Fig.1-Oct.26.19 Halos and Arcs-A (002)

Fig.3-Oct.26.19 Arcs close-up enhanced and labeled (002)

November 2019 Viewer's ChoicePhotographer: Rick Stankiewicz 
Summary Author: Rick Stankiewicz

The clouds that drifted in this particular afternoon had just the right amount and configuration of ice crystals to produce a sky show very few people experience at my latitude in Keene, Ontario (Canada) -- a collection of ice halos and arcs rarely seen altogether. All this was clearly visible to the naked eye and the images I captured only hint at their true beauty. The following (top photo) is a list of what was visible during about a 30 minute period (bottom to top):

1) Parhelion (Sundog),
2) Parhelic Circle,
3) 22 Degree Halo (Solar Halo),
4) Upper Tangent Arc,
5) Upper Suncave Parry Arc,
6) Supralateral Arc and
7) Circumzenithal Arc (CZA).

All but two of these arcs were quite evident. I've included a labeled version of the same photo (click on top photo), which will assist in figuring out what I’m referring to.

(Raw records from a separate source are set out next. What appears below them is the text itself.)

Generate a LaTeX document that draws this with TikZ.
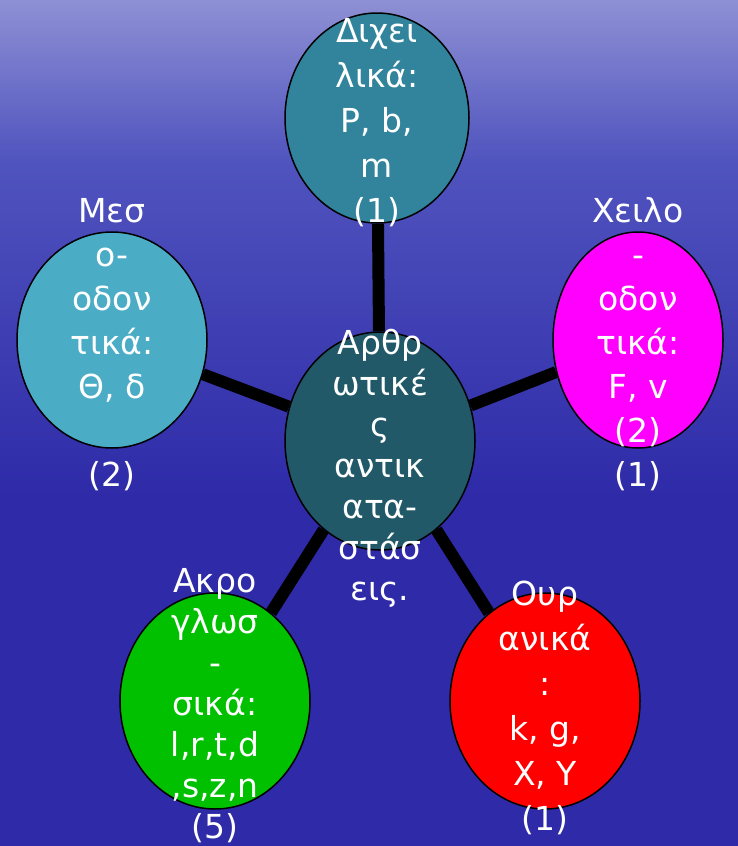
\documentclass[tikz,border=0pt]{standalone}
\usepackage{fontspec}
\setmainfont{DejaVu Sans}
\usepackage{xcolor}
\usepackage{tikz}
\definecolor{BgTop}{RGB}{142,144,212}
\definecolor{BgMid}{RGB}{80,84,190}
\definecolor{BgLow}{RGB}{46,42,168}
\definecolor{DarkTeal}{RGB}{33,89,104}
\definecolor{Teal}{RGB}{49,132,155}
\definecolor{LightTeal}{RGB}{75,172,198}
\definecolor{Magenta}{RGB}{255,0,255}
\definecolor{BrightGreen}{RGB}{0,192,0}
\definecolor{BrightRed}{RGB}{255,0,0}
\usetikzlibrary{shapes.geometric}

\begin{document}
\begin{tikzpicture}[x=1pt,y=-1pt,
        blob/.style={ellipse,draw=black,line width=1.5pt,inner sep=0pt,minimum width=190pt,minimum height=216pt},
        words/.style={text=white,align=center,anchor=base,inner sep=0pt,font=\fontsize{33}{44}\selectfont},
        spoke/.style={line width=12pt}]
            \useasboundingbox (0,0) rectangle (738,846);

            % Draw the background
            \fill[top color=BgTop,bottom color=BgMid] (0,0) rectangle (738,160);
            \fill[top color=BgMid,bottom color=BgLow] (0,160) rectangle (738,500);
            \fill[BgLow] (0,500) rectangle (738,846);

            % Draw the ellipses
            \node[blob,fill=DarkTeal,minimum height=218pt] (artic) at (380,441) {};
            \node[blob,fill=Teal,minimum width=184pt,minimum height=210pt] (bilab) at (377,118) {};
            \node[blob,fill=LightTeal] (dental) at (112,340) {};
            \node[blob,fill=Magenta,minimum width=170pt] (labio) at (638,340) {};
            \node[blob,fill=BrightGreen] (apical) at (215,701) {};
            \node[blob,fill=BrightRed] (velar) at (545,701) {};

            % Draw the spokes from the centre
            \foreach \outer in {bilab, dental, labio, apical, velar}{
                \draw[spoke] (artic) -- (\outer);
            }

            % Draw the texts (placed by the baseline of their last line)
            \node[words,font=\fontsize{33}{41}\selectfont] (t-artic) at (380,600) {Αρθρ\\ωτικέ\\ς\\αντικ\\ατα-\\στάσ\\εις.};
            \node[words,font=\fontsize{33}{45}\selectfont] (t-bilab) at (377,222) {Διχει\\λικά:\\P, b,\\m\\(1)};
            \node[words] (t-dental) at (112,486) {Μεσ\\ο-\\οδον\\τικά:\\Θ, δ\\[44pt](2)};
            \node[words] (t-labio) at (638,486) {Χειλο\\-\\οδον\\τικά:\\F, v\\(2)\\(1)};
            \node[words,font=\fontsize{33}{41}\selectfont] (t-apical) at (215,838) {Ακρο\\γλωσ\\-\\σικά:\\l,r,t,d\\,s,z,n\\(5)};
            \node[words,font=\fontsize{33}{45}\selectfont] (t-velar) at (545,830) {Ουρ\\ανικά\\:\\k, g,\\Χ, Υ\\(1)};
        \end{tikzpicture}
\end{document}
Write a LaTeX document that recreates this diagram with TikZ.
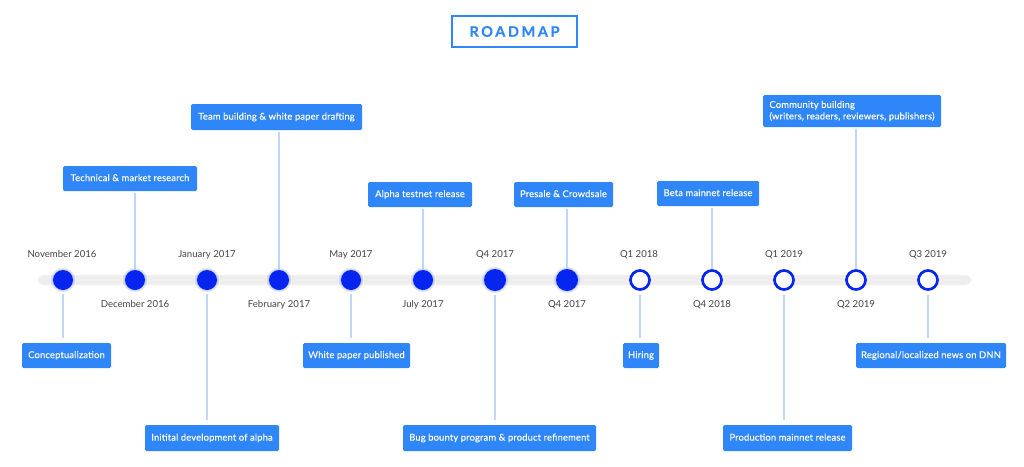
\documentclass[tikz,border=0pt]{standalone}
\usepackage{fontspec}
\setmainfont{Lato}
\newfontfamily\titlefont[LetterSpace=18,FakeBold=0.5]{Lato Bold}
\definecolor{boxblue}{HTML}{2E86F9}
\definecolor{dotblue}{HTML}{0626F0}
\definecolor{linkblue}{HTML}{BBD8FB}
\definecolor{trackgrey}{HTML}{EEEEEE}
\definecolor{dategrey}{HTML}{444444}
\tikzset{
  boxnode/.style={fill=boxblue,rounded corners=1.5pt,text=white,inner sep=0pt,font=\fontsize{9.4}{11.5}\selectfont\addfontfeatures{LetterSpace=1.6,FakeBold=0.25}},
  date/.style={text=dategrey,inner sep=0pt,text height=6.5pt,text depth=2pt,font=\fontsize{9.6}{12}\selectfont},
  solid dot/.style={circle,fill=dotblue,inner sep=0pt,minimum size=#1},
  ring dot/.style={circle,fill=white,draw=dotblue,line width=2.7pt,inner sep=0pt,minimum size=19pt},
  link/.style={draw=linkblue,line width=1.1pt},
  glow/.style={fill=dotblue,opacity=0.07}
}
\newcommand{\glowat}[2]{%
  \fill[glow] (#1,280) circle (#2+2.4);
  \fill[glow] (#1,280) circle (#2+1.6);
  \fill[glow] (#1,280) circle (#2+0.8);}
\newcommand{\boxat}[6]{% name, x0, y0, x1, y1, text
  \node[boxnode,align=left,minimum width=#4pt-#2pt,minimum height=#5pt-#3pt] (#1) at ({(#2+#4)/2},{(#3+#5)/2}) {\vphantom{Ag}#6};}
\begin{document}
\begin{tikzpicture}[x=1pt,y=-1pt]
\useasboundingbox[fill=white] (0,0) rectangle (1024,466);
% title
\node[draw=boxblue,line width=2pt,minimum width=125pt,minimum height=31pt,inner sep=0pt,text=boxblue,font=\fontsize{14.5}{18}\selectfont\titlefont] (title) at (514.5,31.5) {ROADMAP};
% track
\fill[trackgrey,rounded corners=5pt] (38,275) rectangle (971,285);
% glows
\glowat{63}{10}\glowat{135}{10}\glowat{207}{10}\glowat{279}{10}\glowat{351}{10}\glowat{423}{10}\glowat{495}{11}\glowat{567}{11}
% dots
\node[solid dot=20pt] (d1) at (63,280) {};
\node[solid dot=20pt] (d2) at (135,280) {};
\node[solid dot=20pt] (d3) at (207,280) {};
\node[solid dot=20pt] (d4) at (279,280) {};
\node[solid dot=20pt] (d5) at (351,280) {};
\node[solid dot=20pt] (d6) at (423,280) {};
\node[solid dot=22pt] (d7) at (495,280) {};
\node[solid dot=22pt] (d8) at (567,280) {};
\node[ring dot] (d9) at (640,280) {};
\node[ring dot] (d10) at (712,280) {};
\node[ring dot] (d11) at (784,280) {};
\node[ring dot] (d12) at (856,280) {};
\node[ring dot] (d13) at (928,280) {};
% dates
\node[date] (t1) at (62,255) {November 2016};
\node[date] (t2) at (135,305) {December 2016};
\node[date] (t3) at (207,255) {January 2017};
\node[date] (t4) at (279,305) {February 2017};
\node[date] (t5) at (351,255) {May 2017};
\node[date] (t6) at (423,305) {July 2017};
\node[date] (t7) at (495,255) {Q4 2017};
\node[date] (t8) at (567,305) {Q4 2017};
\node[date] (t9) at (639,255) {Q1 2018};
\node[date] (t10) at (712,305) {Q4 2018};
\node[date] (t11) at (784,255) {Q1 2019};
\node[date] (t12) at (856,305) {Q2 2019};
\node[date] (t13) at (928,255) {Q3 2019};
% boxes
\boxat{b1}{22}{343}{111}{368}{Conceptualization}
\boxat{b2}{63}{166}{197}{191}{Technical \& market research}
\boxat{b3}{145}{425}{279}{451}{Initital development of alpha}
\boxat{b4}{191}{104}{362}{130}{Team building \& white paper drafting}
\boxat{b5}{303}{343}{410}{368}{White paper published}
\boxat{b6}{368}{182}{472}{207}{Alpha testnet release}
\boxat{b7}{403}{425}{596}{451}{Bug bounty program \& product refinement}
\boxat{b8}{514}{182}{613}{207}{Presale \& Crowdsale}
\boxat{b9}{623}{343}{659}{368}{Hiring}
\boxat{b10}{657}{181}{759}{206}{Beta mainnet release}
\boxat{b11}{723}{425}{852}{451}{Production mainnet release}
\boxat{b12}{763}{95}{941}{127}{Community building\\(writers, readers, reviewers, publishers)}
\boxat{b13}{856}{343}{1006}{368}{Regional/localized news on DNN}
% connectors, above the track
\draw[link,shorten <=2pt] (b2.south -| d2) -- (d2.north);
\draw[link,shorten <=2pt] (b4.south -| d4) -- (d4.north);
\draw[link,shorten <=2pt] (b6.south -| d6) -- (d6.north);
\draw[link,shorten <=2pt] (b8.south -| d8) -- (d8.north);
\draw[link,shorten <=2pt] (b10.south -| d10) -- (d10.north);
\draw[link,shorten <=2pt] (b12.south -| d12) -- (d12.north);
% connectors, below the track
\draw[link,shorten <=4pt,shorten >=5pt] (d1.south) -- (b1.north -| d1);
\draw[link,shorten <=4pt,shorten >=5pt] (d3.south) -- (b3.north -| d3);
\draw[link,shorten <=4pt,shorten >=5pt] (d5.south) -- (b5.north -| d5);
\draw[link,shorten <=4pt,shorten >=5pt] (d7.south) -- (b7.north -| d7);
\draw[link,shorten <=4pt,shorten >=5pt] (d9.south) -- (b9.north -| d9);
\draw[link,shorten <=4pt,shorten >=5pt] (d11.south) -- (b11.north -| d11);
\draw[link,shorten <=4pt,shorten >=5pt] (d13.south) -- (b13.north -| d13);
\end{tikzpicture}
\end{document}
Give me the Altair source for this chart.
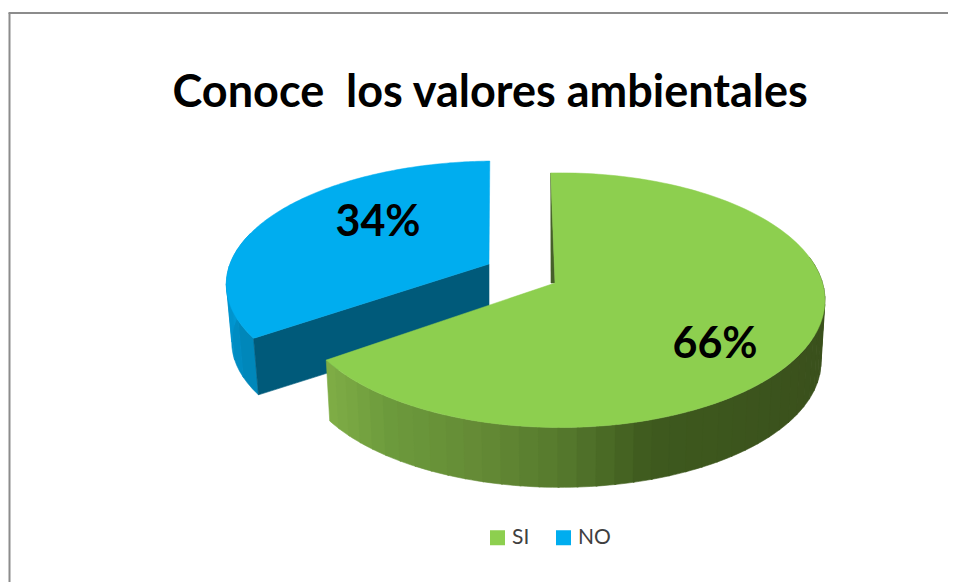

I suspected there was more here than meets the eye, so I contacted atmospheric expert Les Cowley for a second opinion. He responded with not only a list that confirmed what was in my pictures but even reprocessed my image (bottom photo) to show an enhanced close-up of the top four arcs.

I’ve seen and photographed most of the more common halo phenomena over the years, but never before have I photographed the Upper Suncave Parry Arc (named after Arctic explorer, Sir William Edward Parry, who first recorded it) and the Supralateral Arc. So, to see them all together was a thrill to say the least. For me, this was an atmospheric display of a lifetime. It’s only taken 63 years for me to see this one, so I’m not holding my breath for another chance, but I won’t stop looking up.

Photo Details: Olympus Tough TG-860 camera; ISO 125; 1/2000 second exposure; f/6; iPhone 5s for the close-up image.